Will input cost pressure persist?

Source: Bendigo Bank Agribusiness, Australian Fodder Industry Association, Integral Nutrition Services. Prices are indicative of the Goulburn Murray Valley/northern Victoria dairying region.

Australian dairy farmers have been facing rising input costs across the board this year.

Fodder and water prices have increased amid tighter availability and stronger demand from southern regions, while grain and fertiliser values continue to be either hindered or helped by international factors.

With summer just around the corner, many are waiting to see whether price pressures will pause or persist.

In a phenomenon not unknown to Australia, weather conditions have been vastly different between northern and southern dairying regions over the past 12 months.
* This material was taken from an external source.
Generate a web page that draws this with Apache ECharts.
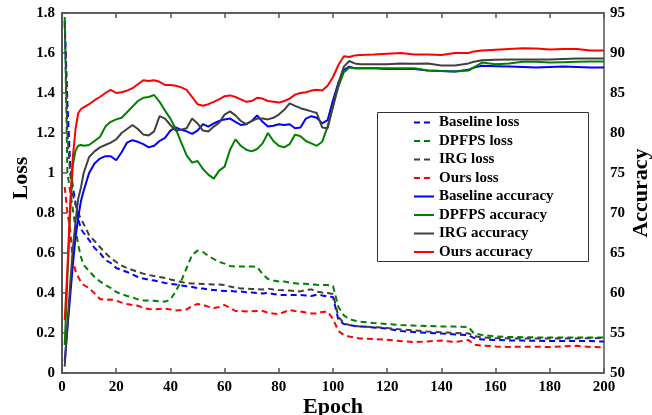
<!DOCTYPE html>
<html>
<head>
<meta charset="utf-8">
<script src="https://cdn.jsdelivr.net/npm/echarts@6/dist/echarts.min.js"></script>
<style>
    html,body{margin:0;padding:0;background:#fff;}
    #chart{width:652px;height:415px;}
</style>
</head>
<body>
<div id="chart"></div>
<script>
    // epochs shared by all curves
    var epochs = [1,2,3,4,5,6,7,8,10,12,14,16,18,20,22,24,26,28,30,32,34,36,38,40,42,44,46,48,50,52,54,56,58,60,62,64,66,68,70,72,74,76,78,80,82,84,86,88,90,92,94,96,98,100,102,104,106,108,110,115,120,125,130,135,140,145,150,152,155,160,165,170,175,180,185,190,195,200];

    // loss (left axis)
    var baselineLoss = [1.76,1.35,1.05,0.93,0.85,0.77,0.72,0.70,0.665,0.625,0.60,0.565,0.55,0.525,0.515,0.505,0.492,0.48,0.472,0.467,0.462,0.457,0.45,0.446,0.442,0.438,0.434,0.43,0.425,0.422,0.418,0.415,0.412,0.41,0.41,0.408,0.407,0.404,0.402,0.40,0.398,0.40,0.395,0.39,0.39,0.39,0.39,0.39,0.388,0.385,0.392,0.388,0.382,0.38,0.265,0.245,0.24,0.235,0.233,0.228,0.222,0.21,0.205,0.20,0.197,0.193,0.19,0.175,0.168,0.165,0.163,0.162,0.161,0.16,0.16,0.16,0.16,0.157];
    var dpfpsLoss = [1.78,1.0,0.91,0.82,0.72,0.64,0.58,0.54,0.51,0.48,0.458,0.44,0.425,0.405,0.395,0.385,0.378,0.368,0.363,0.362,0.361,0.358,0.357,0.367,0.41,0.46,0.525,0.59,0.612,0.605,0.585,0.57,0.555,0.547,0.535,0.532,0.532,0.532,0.532,0.53,0.495,0.47,0.463,0.458,0.457,0.452,0.449,0.446,0.446,0.443,0.441,0.44,0.44,0.435,0.33,0.288,0.27,0.262,0.257,0.25,0.245,0.24,0.237,0.235,0.233,0.232,0.23,0.198,0.19,0.183,0.18,0.179,0.178,0.178,0.178,0.178,0.177,0.177];
    var irgLoss = [1.75,1.2,1.0,0.89,0.84,0.80,0.77,0.745,0.69,0.66,0.63,0.60,0.575,0.555,0.537,0.525,0.515,0.505,0.497,0.49,0.485,0.48,0.475,0.468,0.462,0.455,0.45,0.448,0.447,0.445,0.444,0.443,0.443,0.44,0.432,0.426,0.423,0.422,0.42,0.419,0.418,0.422,0.417,0.415,0.414,0.412,0.41,0.408,0.415,0.418,0.407,0.402,0.40,0.395,0.28,0.25,0.24,0.236,0.233,0.23,0.225,0.218,0.213,0.207,0.204,0.20,0.198,0.185,0.178,0.174,0.173,0.173,0.173,0.173,0.173,0.173,0.174,0.175];
    var oursLoss = [0.93,0.80,0.72,0.56,0.51,0.48,0.455,0.44,0.425,0.398,0.37,0.366,0.368,0.362,0.352,0.345,0.34,0.336,0.325,0.32,0.318,0.32,0.322,0.318,0.313,0.315,0.318,0.335,0.345,0.34,0.332,0.325,0.33,0.34,0.325,0.31,0.31,0.308,0.309,0.31,0.31,0.302,0.297,0.295,0.305,0.315,0.31,0.307,0.302,0.298,0.298,0.305,0.307,0.27,0.21,0.19,0.182,0.177,0.173,0.17,0.166,0.16,0.155,0.158,0.162,0.155,0.165,0.142,0.137,0.133,0.13,0.132,0.131,0.13,0.133,0.136,0.13,0.128];

    // accuracy (right axis)
    var baselineAcc = [51.5,55.5,59.5,63.5,67,69.5,71.5,72.8,75.0,76.2,76.8,77.1,77.1,76.6,77.6,78.8,79.1,78.9,78.6,78.2,78.4,79.0,79.4,80.3,80.7,80.4,80.2,79.9,80.3,81.1,80.8,81.2,81.5,81.7,81.8,81.4,81.0,81.1,81.5,82.2,81.4,80.8,80.9,81.1,81.0,81.1,80.6,80.7,81.8,82.1,81.9,81.2,81.6,84.1,86.3,87.9,88.3,88.1,88.1,88.1,88.0,88.0,88.0,87.8,87.75,87.7,87.9,88.2,88.4,88.35,88.3,88.25,88.2,88.25,88.3,88.25,88.2,88.2];
    var dpfpsAcc = [53.5,62,70,76,77.8,78.4,78.5,78.4,78.5,79.0,79.5,80.8,81.4,81.7,81.9,82.6,83.3,84.0,84.4,84.5,84.75,83.9,82.8,81.8,80.5,78.8,77.2,76.3,76.5,75.5,74.8,74.3,75.3,75.8,77.9,79.2,78.4,77.9,77.7,78.0,78.7,80.0,79.0,78.4,78.2,78.6,79.8,79.6,79.0,78.7,78.4,78.9,80.8,83.3,85.8,87.6,88.2,88.1,88.1,88.1,88.1,88.1,88.1,87.8,87.75,87.7,87.8,88.2,88.8,88.6,88.7,88.9,88.9,88.8,88.85,88.9,88.95,88.95];
    var irgAcc = [50.8,56,61,65.5,69,71.8,73.2,75.0,77.0,77.7,78.2,78.5,78.8,79.2,80.0,80.5,81.0,80.5,79.8,79.7,80.2,82.1,81.8,81.0,80.3,80.4,80.6,81.8,81.2,80.3,80.2,80.8,81.3,82.3,82.7,82.2,81.5,81.1,81.5,81.8,81.8,81.7,81.9,82.3,82.9,83.7,83.4,83.1,82.9,82.7,82.5,80.7,80.6,83.3,86.2,88.3,89.0,88.7,88.6,88.6,88.6,88.7,88.65,88.7,88.45,88.45,88.7,88.9,89.1,89.15,89.2,89.2,89.2,89.2,89.25,89.3,89.3,89.3];
    var oursAcc = [56.6,63,71,77,80.5,82.5,83,83.2,83.6,84.1,84.5,85.0,85.4,85.0,85.1,85.3,85.6,86.1,86.6,86.5,86.6,86.4,86.0,86.0,85.9,85.7,85.4,84.5,83.6,83.4,83.6,83.9,84.2,84.6,84.7,84.5,84.2,83.9,84.0,84.4,84.3,84.0,83.9,83.8,84.0,84.3,84.8,85.0,85.1,85.3,85.4,85.3,85.9,87.0,88.5,89.6,89.5,89.7,89.75,89.8,89.9,90.0,89.8,89.8,89.75,90.0,90.0,90.2,90.3,90.4,90.5,90.6,90.55,90.45,90.5,90.5,90.3,90.3];

    var seriesNames = ['Baseline loss','DPFPS loss','IRG loss','Ours loss','Baseline accuracy','DPFPS accuracy','IRG accuracy','Ours accuracy'];
    var seriesData = [baselineLoss, dpfpsLoss, irgLoss, oursLoss, baselineAcc, dpfpsAcc, irgAcc, oursAcc];
    var colorList = ['#0000ff','#008000','#404040','#ff0000'];

    var font = 'Liberation Serif';
    var axisColor = '#555';

    var myChart = echarts.init(document.getElementById('chart'));
    var _option = {
        animation: false,
        backgroundColor: '#fff',
        grid: {
            left: 62, right: 48, top: 13, bottom: 42,
            outerBoundsMode: 'none',
            show: true, borderColor: axisColor, borderWidth: 1.5
        },
        legend: {
            orient: 'vertical',
            left: 413, top: 115,
            padding: 0,
            itemWidth: 20, itemHeight: 14, itemGap: 3.5,
            data: seriesNames,
            itemStyle: {opacity: 0, borderWidth: 0},
            textStyle: {color: '#000', fontFamily: font, fontWeight: 'bold', fontSize: 15}
        },
        graphic: [{
            type: 'rect', left: 377, top: 112, z: 3,
            shape: {width: 211, height: 149},
            style: {fill: '#fff', stroke: '#333', lineWidth: 1}
        }],
        xAxis: [
            {
                type: 'value', min: 0, max: 200, interval: 20,
                name: 'Epoch', nameLocation: 'middle', nameGap: 23, nameMoveOverlap: false,
                nameTextStyle: {color: '#000', fontFamily: font, fontWeight: 'bold', fontSize: 22},
                axisLine: {lineStyle: {color: axisColor, width: 1.5}},
                axisTick: {show: true, inside: true, length: 5, lineStyle: {color: axisColor, width: 1.5}},
                axisLabel: {color: '#000', fontFamily: font, fontWeight: 'bold', fontSize: 15, margin: 7},
                splitLine: {show: false}
            },
            {
                type: 'value', min: 0, max: 200, interval: 20, position: 'top',
                axisLine: {lineStyle: {color: axisColor, width: 1.5}},
                axisTick: {show: true, inside: true, length: 5, lineStyle: {color: axisColor, width: 1.5}},
                axisLabel: {show: false},
                splitLine: {show: false}
            }
        ],
        yAxis: [
            {
                type: 'value', min: 0, max: 1.8, interval: 0.2,
                name: 'Loss', nameLocation: 'middle', nameGap: 30, nameRotate: 90, nameMoveOverlap: false,
                nameTextStyle: {color: '#000', fontFamily: font, fontWeight: 'bold', fontSize: 22, padding: [0, 0, 0, 30]},
                axisLine: {show: true, lineStyle: {color: axisColor, width: 1.5}},
                axisTick: {show: false},
                axisLabel: {
                    color: '#000', fontFamily: font, fontWeight: 'bold', fontSize: 15, margin: 7,
                    formatter: function (v) { return String(+v.toFixed(1)); }
                },
                splitLine: {show: false}
            },
            {
                type: 'value', min: 50, max: 95, interval: 5, position: 'right',
                name: 'Accuracy', nameLocation: 'middle', nameGap: 26, nameRotate: 90, nameMoveOverlap: false,
                nameTextStyle: {color: '#000', fontFamily: font, fontWeight: 'bold', fontSize: 22},
                axisLine: {show: true, lineStyle: {color: axisColor, width: 1.5}},
                axisTick: {show: true, inside: false, length: 5, lineStyle: {color: axisColor, width: 1.5}},
                axisLabel: {color: '#000', fontFamily: font, fontWeight: 'bold', fontSize: 15, margin: 6},
                splitLine: {show: false}
            }
        ],
        series: []
    };

    for (var i = 0; i < seriesData.length; i++) {
        var isLoss = i < 4;
        var points = [];
        for (var j = 0; j < epochs.length; j++) {
            points.push([epochs[j], seriesData[i][j]]);
        }
        _option.series.push({
            name: seriesNames[i],
            type: 'line',
            yAxisIndex: isLoss ? 0 : 1,
            data: points,
            symbol: 'none',
            z: 2,
            itemStyle: {color: colorList[i % 4]},
            lineStyle: {color: colorList[i % 4], width: 2, type: isLoss ? [6, 4] : 'solid'}
        });
    }

    myChart.setOption(_option);
</script>
</body>
</html>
Along the east coast, above-average rainfall has been excessive in select parts, with flooding occurring in some areas during May.

Large parts of Victoria, South Australia and Tasmania, however, have experienced below-average rainfall this year, with sections of western Victoria and Gippsland seeing the lowest on record.

As such, farms with access to irrigation have had a more favourable year, as they balance rising feed and water costs with the drier weather conditions.

However, water storage levels across most Victorian sites continue to fall below last year and seasonal determinations slow to rise.

In light of this, temporary water prices increased 91 per cent and 146 per cent in the northern Victorian and Murray Irrigation systems, respectively, in September (compared to the same time last year).

Demand for supplementary feed also increased substantially, as many farmers worked through feed reserves amid drier conditions.

As hay bales were transported from northern and Western Australia to support the drought affected areas, fodder prices surged in most dairying regions.

Cereal hay prices saw the largest increases in the southern regions, rising 54 per cent year-on-year to their peak in June.

With cereal hay being hard to secure and many farmers looking for other alternatives, the value of almond hulls also spiked during this time.

Since then, values have slipped after the winter rain, improved pasture conditions and better fodder supply prospects as crops are cut for hay.

Increased demand for supplementary feed also pressured grain values, however international factors have weighed on prices since April.

Strong Northern Hemisphere yields and lower export interest for Australian grain have been a significant counterweight to domestic pressures, in addition to favourable growing conditions for crops in states such as Queensland.

The somewhat strong yields expected over harvest and softened domestic demand upon improved conditions in some states, will likely weigh on grain values in the coming months.

International supply has also been a key driver for fertiliser prices this year, however tight product availability has pushed values above last year.

The uncertainty of US trade policy announcements and geopolitical conflict (such as in the Middle East) resulted in additional demand for fertiliser products.

At the same time, production constraints in the Middle East and Europe tightened potential supply, while China (one of the world’s largest exporters of urea and diammonium phosphate) had restricted its exports to temper domestic input pricing.

As such, urea and DAP increased 37 per cent and 41 per cent, respectively, from September last year.

While feed reserves have been worked through, a favourable spring forecast may provide the opportunity to stock up, however, hay prices continue to track above last year.

Strong grain yields over harvest will likely weigh on domestic feed prices leading into summer, but water and fertiliser cost pressures may persist.

Australian dairy farmers can find some relief in recent cost easing, but the pressures are not yet over.